As consideration, the Company shall issue 50,000 common shares and pay $10,000 to the OHRI.

For further information, please refer to the Company’s press release dated June 29, 2022.

________________________________________

STRATABOUND MINERALS CORP. (“SB”) 

BULLETIN TYPE:  Shares for Bonuses

BULLETIN DATE:  July 12, 2022

TSX Venture Tier 2 Company

TSX Venture Exchange has accepted for filing the Company’s proposal to issue 300,000 bonus warrants exercisable for one common share at a price of $0.085 for one year to Romspen Investment Corporation (the “Lendor”) in consideration of an extension to the loan to the Company from a maturity date of June 30, 2022 to June 30, 2023.

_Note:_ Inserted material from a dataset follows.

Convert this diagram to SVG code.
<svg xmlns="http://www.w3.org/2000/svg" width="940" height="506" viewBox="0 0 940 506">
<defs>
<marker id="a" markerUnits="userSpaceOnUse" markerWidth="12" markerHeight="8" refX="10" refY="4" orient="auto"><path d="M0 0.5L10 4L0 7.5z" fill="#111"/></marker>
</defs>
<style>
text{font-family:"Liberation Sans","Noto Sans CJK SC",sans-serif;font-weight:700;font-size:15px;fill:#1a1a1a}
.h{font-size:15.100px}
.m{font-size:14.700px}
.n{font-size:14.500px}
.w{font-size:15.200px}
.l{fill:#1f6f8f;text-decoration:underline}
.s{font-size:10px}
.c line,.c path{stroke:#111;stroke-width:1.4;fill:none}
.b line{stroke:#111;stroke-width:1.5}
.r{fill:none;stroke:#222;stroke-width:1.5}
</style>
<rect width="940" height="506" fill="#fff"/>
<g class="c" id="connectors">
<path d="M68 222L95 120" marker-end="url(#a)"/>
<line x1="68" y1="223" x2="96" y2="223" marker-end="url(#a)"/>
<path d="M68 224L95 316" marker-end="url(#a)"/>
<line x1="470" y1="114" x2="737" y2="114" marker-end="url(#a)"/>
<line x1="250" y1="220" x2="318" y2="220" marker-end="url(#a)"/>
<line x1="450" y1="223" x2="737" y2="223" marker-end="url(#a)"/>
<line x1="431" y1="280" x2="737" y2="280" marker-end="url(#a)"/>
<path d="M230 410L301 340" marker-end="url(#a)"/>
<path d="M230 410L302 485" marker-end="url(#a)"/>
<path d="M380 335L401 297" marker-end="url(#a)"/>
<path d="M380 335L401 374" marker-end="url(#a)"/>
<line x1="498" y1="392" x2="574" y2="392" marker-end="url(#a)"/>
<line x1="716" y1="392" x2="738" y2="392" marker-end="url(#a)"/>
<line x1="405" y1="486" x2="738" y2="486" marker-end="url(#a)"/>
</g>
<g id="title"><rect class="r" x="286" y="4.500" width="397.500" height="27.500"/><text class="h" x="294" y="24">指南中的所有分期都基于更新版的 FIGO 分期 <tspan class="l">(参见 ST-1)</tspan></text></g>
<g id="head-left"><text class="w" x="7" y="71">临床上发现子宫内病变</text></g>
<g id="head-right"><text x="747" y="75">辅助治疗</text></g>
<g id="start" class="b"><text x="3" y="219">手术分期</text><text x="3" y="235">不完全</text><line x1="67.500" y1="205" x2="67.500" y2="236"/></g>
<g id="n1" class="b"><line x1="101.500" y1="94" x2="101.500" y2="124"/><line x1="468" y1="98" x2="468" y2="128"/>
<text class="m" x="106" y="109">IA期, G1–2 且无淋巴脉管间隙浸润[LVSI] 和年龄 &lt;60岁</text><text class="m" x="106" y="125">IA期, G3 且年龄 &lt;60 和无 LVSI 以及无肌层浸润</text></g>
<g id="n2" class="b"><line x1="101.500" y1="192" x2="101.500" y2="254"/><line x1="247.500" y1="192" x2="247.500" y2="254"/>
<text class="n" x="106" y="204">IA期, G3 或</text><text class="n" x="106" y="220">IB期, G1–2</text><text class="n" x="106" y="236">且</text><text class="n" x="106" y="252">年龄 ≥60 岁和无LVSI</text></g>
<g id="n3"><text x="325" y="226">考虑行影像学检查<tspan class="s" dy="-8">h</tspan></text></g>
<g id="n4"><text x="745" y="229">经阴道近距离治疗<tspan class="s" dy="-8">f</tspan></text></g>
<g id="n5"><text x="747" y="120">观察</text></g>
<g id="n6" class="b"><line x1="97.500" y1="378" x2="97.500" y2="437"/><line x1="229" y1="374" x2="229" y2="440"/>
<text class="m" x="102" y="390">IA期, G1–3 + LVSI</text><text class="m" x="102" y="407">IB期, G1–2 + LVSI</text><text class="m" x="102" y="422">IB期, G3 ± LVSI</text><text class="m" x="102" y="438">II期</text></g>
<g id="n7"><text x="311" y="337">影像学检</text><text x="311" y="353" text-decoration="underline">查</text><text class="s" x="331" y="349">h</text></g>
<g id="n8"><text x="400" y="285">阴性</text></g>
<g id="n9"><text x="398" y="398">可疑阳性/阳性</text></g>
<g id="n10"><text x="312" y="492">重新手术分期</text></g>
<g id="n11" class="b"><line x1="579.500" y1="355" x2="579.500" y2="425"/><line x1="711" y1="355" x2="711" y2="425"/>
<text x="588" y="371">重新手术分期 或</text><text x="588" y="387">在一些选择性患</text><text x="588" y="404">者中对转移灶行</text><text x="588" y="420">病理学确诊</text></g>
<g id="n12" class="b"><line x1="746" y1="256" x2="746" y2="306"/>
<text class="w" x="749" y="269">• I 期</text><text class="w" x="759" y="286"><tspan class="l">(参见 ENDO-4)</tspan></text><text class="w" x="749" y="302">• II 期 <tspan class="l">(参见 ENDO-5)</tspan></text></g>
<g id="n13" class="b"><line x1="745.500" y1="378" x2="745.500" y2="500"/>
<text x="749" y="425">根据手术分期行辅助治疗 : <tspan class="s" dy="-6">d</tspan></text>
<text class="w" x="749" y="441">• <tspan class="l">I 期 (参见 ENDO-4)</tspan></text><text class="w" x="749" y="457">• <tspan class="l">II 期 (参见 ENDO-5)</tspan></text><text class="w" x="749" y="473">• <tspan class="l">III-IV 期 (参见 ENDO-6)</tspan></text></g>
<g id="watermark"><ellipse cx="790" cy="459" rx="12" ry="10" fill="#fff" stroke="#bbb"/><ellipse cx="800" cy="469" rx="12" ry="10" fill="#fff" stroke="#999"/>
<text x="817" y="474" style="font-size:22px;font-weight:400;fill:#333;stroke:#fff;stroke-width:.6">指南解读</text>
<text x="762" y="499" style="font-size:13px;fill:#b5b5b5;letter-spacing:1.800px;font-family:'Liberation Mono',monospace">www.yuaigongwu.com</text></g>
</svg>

For additional details, please refer to the Company’s news release dated June 8, 2022

________________________________________

VENZEE TECHNOLOGIES INC. (”VENZ”) 

BULLETIN TYPE: Private Placement-Non-Brokered 

BULLETIN DATE: July 12, 2022

TSX Venture Tier 2 Company

TSX Venture Exchange has accepted for filing documentation with respect to a Non-Brokered Private Placement announced May 6, 2021:

 

Number of Shares:                    3,420,000 common shares

Purchase Price:                         $0.05 per common share

Warrants:                                  3,420,000 share purchase warrants to purchase 3,420,000 shares

Warrant Exercise Price:              $0.10 for a period of three years

Number of Placees:                   5 Placees

Broker/Finder’s Fee:                  PI Financial Corp. received an aggregate fee of $13,600 in cash and 272,000 compensation warrants. Each compensation warrant entitles the holder to receive one common share at $0.10 for a period of three years.

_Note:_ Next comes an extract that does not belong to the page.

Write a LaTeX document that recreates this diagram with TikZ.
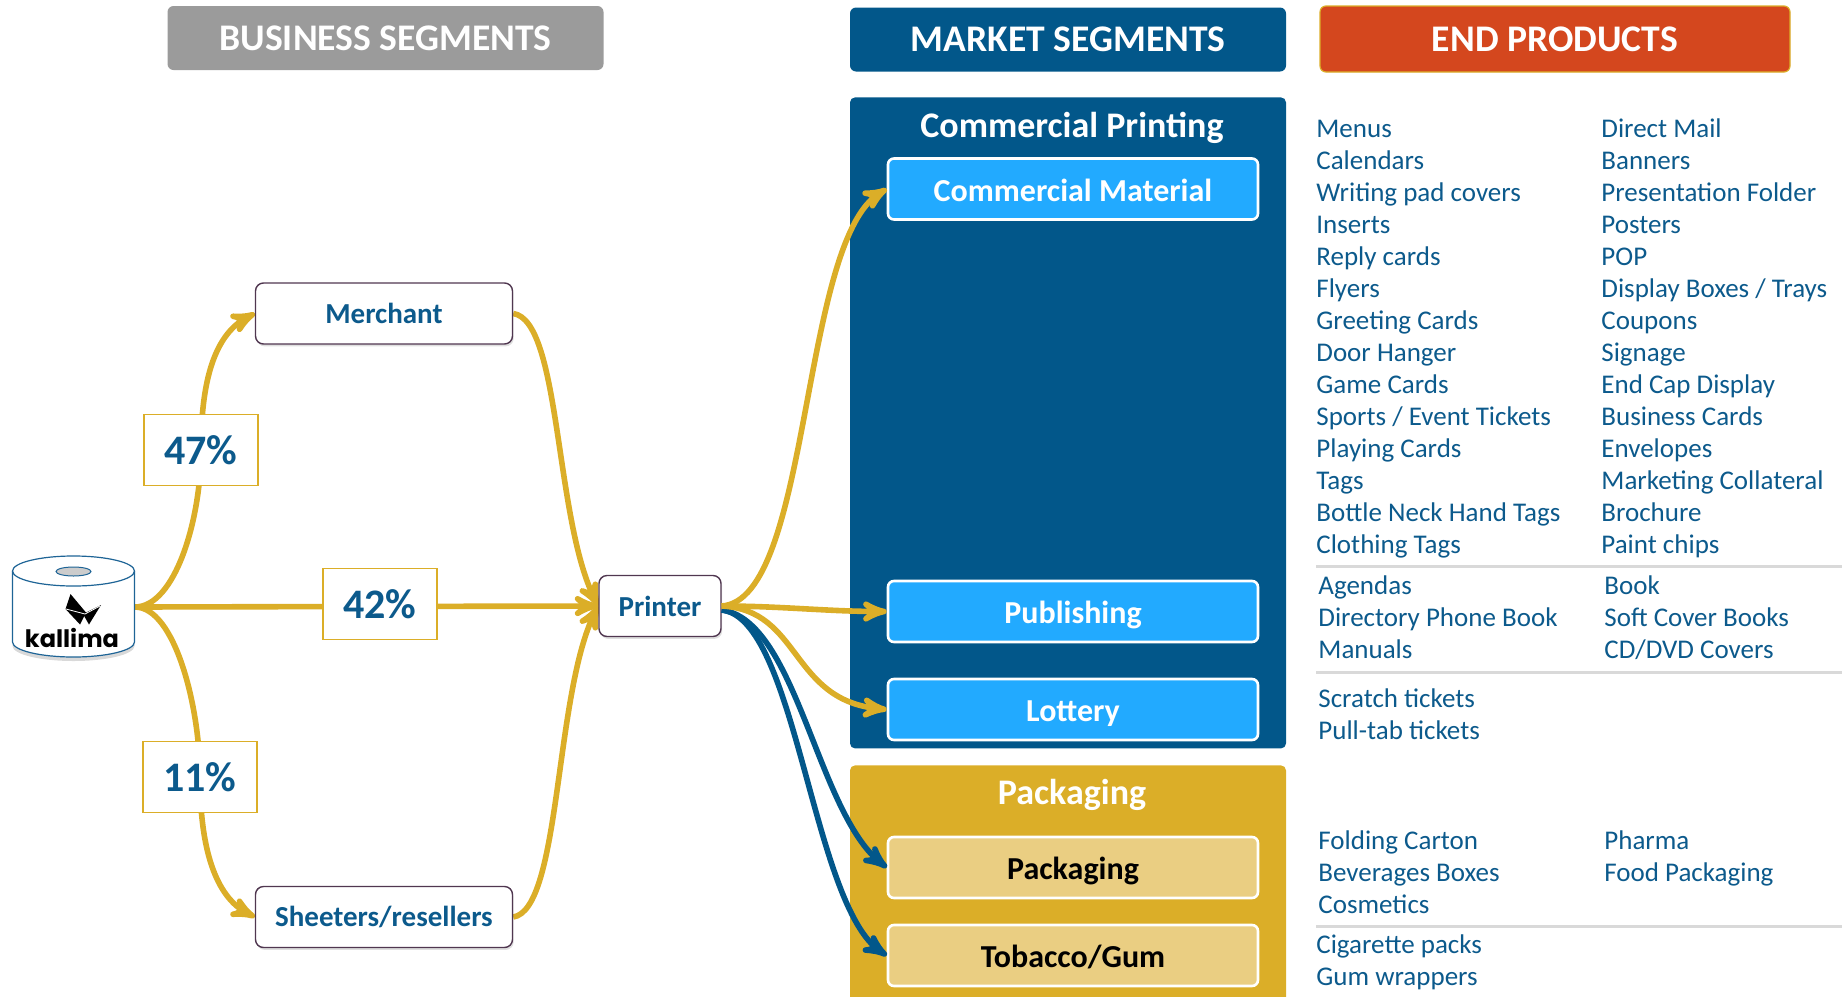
\documentclass[tikz,border=0pt]{standalone}
\usepackage{fontspec}
\setmainfont{Carlito}
\newfontfamily\logofont{Poppins}[BoldFont={Poppins Bold}]
\usepackage{tikz}
\usetikzlibrary{positioning,arrows,shadows,backgrounds}
\definecolor{segblue}{RGB}{2,87,138}
\definecolor{skyblue}{RGB}{34,170,255}
\definecolor{flowgold}{RGB}{219,174,40}
\definecolor{palegold}{RGB}{234,206,130}
\definecolor{headred}{RGB}{212,71,30}
\definecolor{headgrey}{RGB}{155,155,155}
\definecolor{boxline}{RGB}{80,55,80}
\definecolor{rulegrey}{RGB}{217,217,217}
\definecolor{itemblue}{RGB}{12,90,140}
\definecolor{rolledge}{RGB}{30,100,150}

\begin{document}
\begin{tikzpicture}[x=0.5pt,y=-0.5pt]
    \tikzstyle{header}=[rounded corners=3pt, text=white, font=\bfseries\fontsize{18.8}{22}\selectfont, minimum width=218pt, minimum height=32pt]
    \tikzstyle{segment}=[draw=boxline, fill=white, rounded corners=4pt, line width=0.7pt, text=itemblue, font=\bfseries\fontsize{14.5}{17}\selectfont, minimum height=30.5pt, drop shadow={shadow xshift=0.6pt, shadow yshift=-1.2pt, opacity=0.25}]
    \tikzstyle{share}=[draw=flowgold, fill=white, line width=0.9pt, text=itemblue, font=\bfseries\fontsize{21}{25}\selectfont, minimum width=57pt, minimum height=35.5pt]
    \tikzstyle{market}=[draw=white, fill=skyblue, line width=1.3pt, rounded corners=3pt, text=white, font=\bfseries\fontsize{16}{19}\selectfont, minimum width=185pt, minimum height=30.5pt, text height=12pt, text depth=0pt]
    \tikzstyle{pack}=[market, fill=palegold, text=black]
    \tikzstyle{paneltitle}=[text=white, font=\bfseries\fontsize{18}{22}\selectfont]
    \tikzstyle{item}=[anchor=base west, inner sep=0pt, text=itemblue, font=\fontsize{13.5}{16}\selectfont]
    \tikzstyle{flow}=[flowgold, line width=2.8pt, -stealth']
    \tikzstyle{flowblue}=[flow, segblue]

    \useasboundingbox (0,0) rectangle (1842,996);

    % column headers
    \node[header, fill=headgrey] (bizhead) at (385.5,38) {BUSINESS SEGMENTS};
    \node[header, fill=segblue] (mkthead) at (1068,39.5) {MARKET SEGMENTS};
    \node[header, fill=headred, draw=flowgold, line width=0.6pt, minimum width=235pt, minimum height=33pt] (endhead) at (1555,39) {END PRODUCTS};

    % market panels
    \node[fill=segblue, rounded corners=2.5pt, inner sep=0pt, minimum width=218pt, minimum height=325.5pt, anchor=north] (printing) at (1068,97) {};
    \node[paneltitle] (printtitle) at (1072,128) {Commercial Printing};
    \node[market] (cmat) at (1073,189) {Commercial Material};
    \node[market] (publ) at (1073,611.5) {Publishing};
    \node[market, on grid, below=49pt of publ] (lott) {Lottery};

    \node[fill=flowgold, rounded corners=2.5pt, inner sep=0pt, minimum width=218pt, minimum height=130pt, anchor=north] (packing) at (1068,765) {};
    \node[paneltitle] (packtitle) at (1072,795) {Packaging};
    \node[pack] (pack) at (1073,867.5) {Packaging};
    \node[pack, on grid, below=44pt of pack] (tob) {Tobacco/Gum};

    % paper roll with logo
    \node[inner sep=0pt, minimum width=61pt, minimum height=50.5pt] (roll) at (73.5,607) {};
    \draw[rolledge, line width=0.6pt, fill=white, drop shadow={opacity=0.3, shadow xshift=0pt, shadow yshift=-2pt}]
        (12.5,571) -- (12.5,642) arc[start angle=180, end angle=0, x radius=61, y radius=15]
        -- (134.5,571) arc[start angle=0, end angle=-180, x radius=61, y radius=15] -- cycle;
    \draw[rolledge, line width=0.6pt] (12.5,571) arc[start angle=180, end angle=0, x radius=61, y radius=15];
    \draw[rolledge, fill=black!20, line width=0.5pt] (73.5,571.5) ellipse [x radius=17.5, y radius=4.5];
    \fill[black] (70.5,594) -- (65.5,609) -- (80,624.5) -- (86,612.5) -- cycle;
    \fill[black] (83,614) -- (101,605) -- (89,624.5) -- cycle;
    \draw[white, line width=0.4pt] (66,609) -- (85,614) -- (100,606);
    \node[font=\logofont\bfseries\fontsize{12}{14}\selectfont, anchor=base, inner sep=0pt] (brand) at (72,647) {kallima};

    % business segments
    \node[segment, minimum width=128.5pt] (merchant) at (384,313.5) {Merchant};
    \node[segment, minimum width=128.5pt, on grid, below=301.75pt of merchant] (sheeters) {Sheeters/resellers};
    \node[segment, minimum width=61pt] (printer) at (660,606) {Printer};

    \node[share] (p47) at (201,450) {47\%};
    \node[share] (p42) at (380,604) {42\%};
    \node[share] (p11) at (200,777) {11\%};

    \begin{scope}[on background layer]
        \draw[flow] (roll.east) .. controls +(40,0) and +(0,70) .. (p47.center) .. controls +(0,-70) and +(-40,20) .. (merchant.west);
        \draw[flow] (roll.east) -- (printer.west);
        \draw[flow] (roll.east) .. controls +(40,0) and +(0,-70) .. (p11.center) .. controls +(0,70) and +(-40,-20) .. (sheeters.west);
        \draw[flow] (merchant.east) .. controls +(48,7) and +(-44,-86) .. (printer.west);
        \draw[flow] (sheeters.east) .. controls +(48,-7) and +(-44,86) .. (printer.west);
    \end{scope}

    \draw[flowblue] ([yshift=-2pt]printer.east) .. controls +(75,10) and +(-70,-55) .. (pack.west);
    \draw[flowblue] ([yshift=-2pt]printer.east) .. controls +(75,8) and +(-75,-50) .. (tob.west);
    \draw[flow] (printer.east) .. controls +(90,-6) and +(-87,51) .. (cmat.west);
    \draw[flow] (printer.east) .. controls +(60,0) and +(-60,0) .. (publ.west);
    \draw[flow] (printer.east) .. controls +(80,4) and +(-97,-9) .. (lott.west);

    % end products
    \foreach \name [count=\i from 0] in {Menus, Calendars, Writing pad covers, Inserts, Reply cards, Flyers, Greeting Cards, Door Hanger, Game Cards, Sports / Event Tickets, Playing Cards, Tags, Bottle Neck Hand Tags, Clothing Tags}
        \node[item] (cpa-\i) at (1316,137+32*\i) {\name};
    \foreach \name [count=\i from 0] in {Direct Mail, Banners, Presentation Folder, Posters, POP, Display Boxes / Trays, Coupons, Signage, End Cap Display, Business Cards, Envelopes, Marketing Collateral, Brochure, Paint chips}
        \node[item] (cpb-\i) at (1601,137+32*\i) {\name};
    \draw[rulegrey, line width=1.5pt] (1316,566) -- (1842,566);

    \foreach \name [count=\i from 0] in {Agendas, Directory Phone Book, Manuals}
        \node[item] (pua-\i) at (1318,594+32*\i) {\name};
    \foreach \name [count=\i from 0] in {Book, Soft Cover Books, CD/DVD Covers}
        \node[item] (pub-\i) at (1604,594+32*\i) {\name};
    \draw[rulegrey, line width=1.5pt] (1316,672) -- (1842,672);

    \foreach \name [count=\i from 0] in {Scratch tickets, Pull-tab tickets}
        \node[item] (lot-\i) at (1318,707+32*\i) {\name};

    \foreach \name [count=\i from 0] in {Folding Carton, Beverages Boxes, Cosmetics}
        \node[item] (pka-\i) at (1318,849+32*\i) {\name};
    \foreach \name [count=\i from 0] in {Pharma, Food Packaging}
        \node[item] (pkb-\i) at (1604,849+32*\i) {\name};
    \draw[rulegrey, line width=1.5pt] (1316,926) -- (1842,926);

    \foreach \name [count=\i from 0] in {Cigarette packs, Gum wrappers}
        \node[item] (tob-\i) at (1316,953+32*\i) {\name};
\end{tikzpicture}
\end{document}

For more information, please refer to the Company’s news releases dated May 6, 2022, June 9, 2022 and June 23, 2022. Note that in certain circumstances the Exchange may later extend the expiry date of the warrants, if they are less than the maximum permitted term.

________________________________________

NEX COMPANY:

U3O8 CORP.  (“UWE.H“) 

BULLETIN TYPE:  Halt

BULLETIN DATE:  July 12, 2022 

NEX Company

Effective at 11.42 a.m. PST, July 11, 2022, trading in the shares of the Company was halted at the request of the Company, pending news; this regulatory halt is imposed by Investment Industry Regulatory Organization of Canada, the Market Regulator of the Exchange pursuant to the provisions of Section 10.9(1) of the Universal Market Integrity Rules.

________________________________________

U3O8 CORP.  (“UWE.H“) 

BULLETIN TYPE:  Resume Trading

BULLETIN DATE: July 12, 2022

NEX Company

Effective at 6:30 a.m. PST, July 12, 2022, shares of the Company resumed trading, an announcement having been made.

________________________________________

ZINCORE METALS INC.  (“ZNC.H“) 

BULLETIN TYPE:  Resume Trading

BULLETIN DATE:  July 12, 2022

NEX Company

Effective at 6:30 a.m. PST, July 12, 2022, shares of the Company resumed trading, an announcement having been made.